Joseph Masdeu, director of the Nantz National Alzheimer Center and Neuroimaging at Houston Methodist Hospital, says that more and more, researchers are trying to go back in time when it comes to neurodegenerative disease and identify biomarkers in the pre-symptomatic stages of these disorders. (See, A Window Into Alzheimer's).

"Think about cardiovascular disease. We give people statins to reduce cholesterol in the plasma, preventing arterosclerosis, heart attack, and stroke," he says. "But you can't give that statin to someone who already has had a bunch of strokes. It's too late. The disease is there. It's the same with neurodegenerative disorders. We have to go back and try to stop the problem before it becomes a problem.
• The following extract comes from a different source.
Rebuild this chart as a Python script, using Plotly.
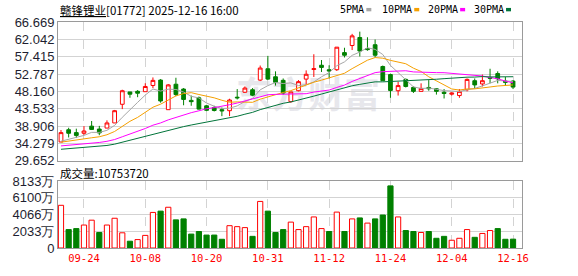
import plotly.graph_objects as go

# ---------------- data ----------------
dates = ["09-19", "09-22", "09-23", "09-24", "09-25", "09-26", "09-29", "09-30",
         "10-02", "10-03", "10-06", "10-08", "10-09", "10-10", "10-13", "10-14",
         "10-15", "10-16", "10-17", "10-20", "10-21", "10-22", "10-23", "10-24",
         "10-27", "10-28", "10-30", "10-31",
         "11-03", "11-04", "11-05", "11-06", "11-07", "11-10", "11-11", "11-12",
         "11-13", "11-14", "11-17", "11-18", "11-19", "11-20", "11-21", "11-24",
         "11-25", "11-26", "11-27", "11-28",
         "12-01", "12-02", "12-03", "12-04", "12-05", "12-08", "12-09", "12-10",
         "12-11", "12-12", "12-15", "12-16"]

opens = [34.64, 37.92, 37.15, 36.97, 38.87, 38.10, 38.36, 39.73, 44.71, 48.00,
         48.17, 48.07, 49.73, 51.17, 43.27, 50.06, 48.77, 45.75, 46.44, 44.30,
         43.86, 43.27, 43.00, 46.60, 47.92, 48.59, 51.17, 54.19, 52.05, 51.10,
         45.41, 48.33, 51.43, 54.00, 55.13, 53.93, 53.93, 58.50, 60.39, 62.54,
         59.60, 60.60, 54.79, 52.64, 48.33, 51.35, 49.20, 48.16, 49.20, 48.85,
         47.92, 47.40, 47.04, 48.59, 51.00, 50.14, 51.87, 52.90, 50.90, 50.90]
highs = [37.84, 38.44, 38.20, 38.87, 40.25, 38.95, 40.42, 43.20, 48.59, 48.00,
         48.50, 50.32, 51.87, 51.43, 50.10, 51.79, 49.03, 47.04, 46.78, 44.56,
         44.30, 43.86, 46.19, 48.77, 49.46, 49.03, 55.05, 57.63, 53.50, 51.60,
         48.00, 51.17, 53.76, 58.06, 56.52, 55.13, 59.95, 59.80, 63.50, 64.10,
         62.60, 62.00, 55.05, 52.90, 50.75, 51.60, 49.46, 50.30, 51.17, 49.03,
         48.77, 47.92, 48.77, 51.60, 51.60, 52.64, 54.19, 53.50, 52.00, 51.17]
lows = [34.64, 35.85, 35.70, 36.55, 37.84, 36.45, 38.36, 39.73, 43.42, 46.44,
        46.60, 48.07, 49.03, 45.15, 43.27, 46.88, 44.45, 44.31, 43.27, 42.83,
        42.80, 41.54, 41.54, 46.00, 47.74, 46.88, 50.90, 51.17, 49.70, 47.30,
        45.15, 48.16, 49.88, 52.00, 53.33, 51.60, 53.60, 57.20, 59.18, 57.47,
        59.00, 57.20, 51.00, 46.44, 47.04, 49.20, 47.74, 48.16, 48.33, 47.30,
        46.26, 47.04, 46.44, 48.16, 48.85, 49.46, 50.32, 50.30, 49.60, 48.77]
closes = [37.15, 36.97, 36.40, 37.58, 38.00, 37.07, 39.73, 43.00, 48.33, 47.40,
          47.66, 49.46, 51.09, 45.59, 49.88, 47.30, 46.00, 45.41, 43.42, 43.10,
          43.05, 42.95, 45.85, 46.44, 49.03, 47.14, 54.38, 51.43, 50.58, 47.70,
          48.00, 50.75, 52.72, 54.20, 54.55, 53.60, 59.95, 57.80, 62.97, 58.92,
          59.30, 57.80, 51.00, 48.40, 49.70, 49.46, 48.16, 48.94, 48.85, 48.16,
          47.60, 47.70, 48.16, 51.35, 49.88, 51.00, 51.65, 51.50, 50.58, 49.30]

# volume in 万 shares
volumes = [5188, 2240, 2358, 2790, 3380, 1886, 2790, 3615, 1847, 825,
           1022, 1532, 4323, 4480, 4952, 3419, 3537, 1690, 2004, 1572,
           1572, 1061, 2712, 2594, 2476, 1415, 5659, 4480, 1886, 2240,
           3144, 2240, 2594, 3773, 2358, 2004, 4362, 2004, 3537, 3655,
           3026, 3537, 4009, 7546, 3773, 2122, 2004, 1886, 2004, 1179,
           1415, 943, 1179, 2240, 1297, 1769, 2122, 2358, 1061, 1075]

ma5_early = [34.85, 35.35, 35.75, 36.40]
ma10_early = [34.59, 34.85, 35.06, 35.39, 35.77, 36.04, 36.58, 37.45, 38.85]
ma20_early = [33.60, 33.77, 33.92, 34.12, 34.34, 34.52, 34.83, 35.30, 36.04, 36.74,
              37.45, 38.25, 39.13, 39.73, 40.55, 41.24, 41.87, 42.47, 42.97]
ma30_early = [32.70, 32.85, 32.98, 33.15, 33.33, 33.48, 33.72, 34.07, 34.60, 35.10,
              35.61, 36.17, 36.79, 37.23, 37.81, 38.30, 38.75, 39.18, 39.54, 39.90,
              40.25, 40.60, 41.04, 41.51, 42.06, 42.55, 43.28, 43.91, 44.51]

price_ticks = [29.652, 34.279, 38.906, 43.533, 48.160, 52.787, 57.415, 62.042, 66.669]
vol_ticks = [0, 2033, 4066, 6100, 8133]
vol_tick_text = ["0", "2033万", "4066万", "6100万", "8133万"]
date_ticks = ["09-24", "10-08", "10-20", "10-31", "11-12", "11-24", "12-04", "12-16"]

title_text = "<u>赣锋锂业</u>[01772] 2025-12-16 16:00"
vol_title = "成交量:10753720"
ma_names = ["5PMA", "10PMA", "20PMA", "30PMA"]
ma_colors = ["#a6a6a6", "#f5a000", "#ff00ff", "#00743a"]


def moving_average(vals, n, early):
    out = list(early)
    for i in range(n - 1, len(vals)):
        out.append(sum(vals[i - n + 1:i + 1]) / n)
    return out


ma_series = [moving_average(closes, 5, ma5_early),
             moving_average(closes, 10, ma10_early),
             moving_average(closes, 20, ma20_early),
             moving_average(closes, 30, ma30_early)]

RED = "#ff0000"
GREEN = "#008000"

# volume colour: up vs previous close
up = []
for i in range(len(closes)):
    if i == 0:
        up.append(closes[i] >= opens[i])
    else:
        up.append(closes[i] >= closes[i - 1])

# ---------------- geometry ----------------
W, H = 578, 276
ML, MR, MT, MB = 57, 56, 22, 21
PW = W - ML - MR
PH = H - MT - MB
main_top_px, main_bot_px = 22, 165
vol_top_px, vol_bot_px = 186, 255


def px_to_py(py):
    return (H - MB - py) / PH


def px_to_px(px):
    return (px - ML) / PW


fig = go.Figure()

fig.add_trace(go.Candlestick(
    x=dates, open=opens, high=highs, low=lows, close=closes,
    increasing=dict(line=dict(color=RED, width=1), fillcolor="#ffffff"),
    decreasing=dict(line=dict(color=GREEN, width=1), fillcolor=GREEN),
    whiskerwidth=0, showlegend=False, hoverinfo="skip",
    xaxis="x", yaxis="y"))

for name, col, vals in zip(ma_names, ma_colors, ma_series):
    fig.add_trace(go.Scatter(x=dates, y=vals, mode="lines", name=name,
                             line=dict(color=col, width=1), showlegend=False,
                             hoverinfo="skip", xaxis="x", yaxis="y"))

fig.add_trace(go.Bar(
    x=dates, y=volumes, width=0.68,
    marker=dict(color=["#ffffff" if u else GREEN for u in up],
                line=dict(color=[RED if u else GREEN for u in up], width=1)),
    showlegend=False, hoverinfo="skip", xaxis="x2", yaxis="y2"))

xr = [-0.39, 60.17]
grid = "#d3d3d3"
border = "#9a9a9a"
common_x = dict(type="category", range=xr, tickmode="array", tickvals=date_ticks,
                showgrid=True, gridcolor=grid, griddash="dash", gridwidth=1,
                showline=True, mirror=True, linecolor=border, linewidth=1,
                ticks="", zeroline=False, fixedrange=True)

fig.update_layout(
    width=W, height=H,
    margin=dict(l=ML, r=MR, t=MT, b=MB, pad=0),
    paper_bgcolor="#ffffff", plot_bgcolor="rgba(0,0,0,0)",
    showlegend=False,
    bargap=0.3,
    xaxis=dict(**common_x, domain=[0, 1], anchor="y", showticklabels=False,
               rangeslider=dict(visible=False)),
    yaxis=dict(domain=[px_to_py(main_bot_px), px_to_py(main_top_px)],
               range=[price_ticks[0], price_ticks[-1]], tickmode="array",
               tickvals=price_ticks, ticktext=["%.3f" % v for v in price_ticks],
               showgrid=True, gridcolor=grid, gridwidth=1, zeroline=False,
               showline=True, mirror=True, linecolor=border, linewidth=1,
               ticks="", ticklen=0,
               tickfont=dict(family="Liberation Sans, Arial", size=13, color="#1e1e30"),
               anchor="x", fixedrange=True),
    xaxis2=dict(**common_x, domain=[0, 1], anchor="y2", showticklabels=True,
                tickfont=dict(family="DejaVu Sans Mono, monospace", size=10.5, color=RED)),
    yaxis2=dict(domain=[px_to_py(vol_bot_px), px_to_py(vol_top_px)],
                range=[0, vol_ticks[-1]], tickmode="array", tickvals=vol_ticks,
                ticktext=vol_tick_text,
                showgrid=True, gridcolor=grid, gridwidth=1, zeroline=False,
                showline=True, mirror=True, linecolor=border, linewidth=1,
                ticks="", ticklen=0,
                tickfont=dict(family="Liberation Sans, Arial", size=13, color="#1e1e30"),
                anchor="x2", fixedrange=True),
)

annotations = [
    dict(text=title_text, xref="paper", yref="paper", x=px_to_px(57), y=px_to_py(10),
         xanchor="left", yanchor="middle", showarrow=False,
         font=dict(family="Noto Sans CJK SC", size=11.5, color="#000000")),
    dict(text=vol_title, xref="paper", yref="paper", x=px_to_px(57), y=px_to_py(178),
         xanchor="left", yanchor="middle", showarrow=False,
         font=dict(family="Noto Sans CJK SC", size=11.5, color="#000000")),
]
shapes = [
    dict(type="rect", xref="paper", yref="paper", layer="below",
         x0=px_to_px(225), x1=px_to_px(390), y0=px_to_py(122), y1=px_to_py(78),
         line=dict(width=0), fillcolor="rgba(0,0,0,0)",
         label=dict(text="<b>东方财富</b>", font=dict(family="Noto Sans CJK SC", size=36,
                                                   color="#e7e7ec"),
                    textposition="middle center")),
]

legend_text_left = [338, 380, 426, 472]
legend_sq_left = [366, 414, 460, 506]
for name, col, tx, sx in zip(ma_names, ma_colors, legend_text_left, legend_sq_left):
    annotations.append(dict(text=name, xref="paper", yref="paper", x=px_to_px(tx),
                            y=px_to_py(9.5), xanchor="left", yanchor="middle",
                            showarrow=False,
                            font=dict(family="DejaVu Sans Mono, monospace", size=10,
                                      color="#000000")))
    shapes.append(dict(type="rect", xref="paper", yref="paper",
                       x0=px_to_px(sx), x1=px_to_px(sx + 5),
                       y0=px_to_py(11), y1=px_to_py(7.5),
                       line=dict(width=0), fillcolor=col))

fig.update_layout(annotations=annotations, shapes=shapes)

fig.write_html("out.html")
So in Alzheimer's we have a similar situation, where we have to reduce amyloid-beta plaques years before symptoms happen."

His own research using a combination of ApoE genotyping, a gene linked to Alzheimer's disease, and positron emission tomography (PET) scanning, found that amyloid beta, the sticky plaque found in excess amounts in the brains of people with Alzheimer's, starts to build up 15-20 years before symptoms show. That work has gone on to clinical trial, where patients are being given different pharmacological compounds to try to remove the amyloid from the brain before it does its damage. Masdeu thinks we will see similar approaches with other neurodegenerative disorders in the future.

"We now have ways to look at axonal integrity, at brain metabolism, and at connections. So if there are changes happening in the brain before the person gets a disease, we have more opportunities to intervene," he says. "Neuroimaging techniques are evolving into a very powerful set of tools for clinicians. And when they are used accurately and thoughtfully, we can, with luck, find better ways of treating so many of these disorders and helping people before they ever get sick."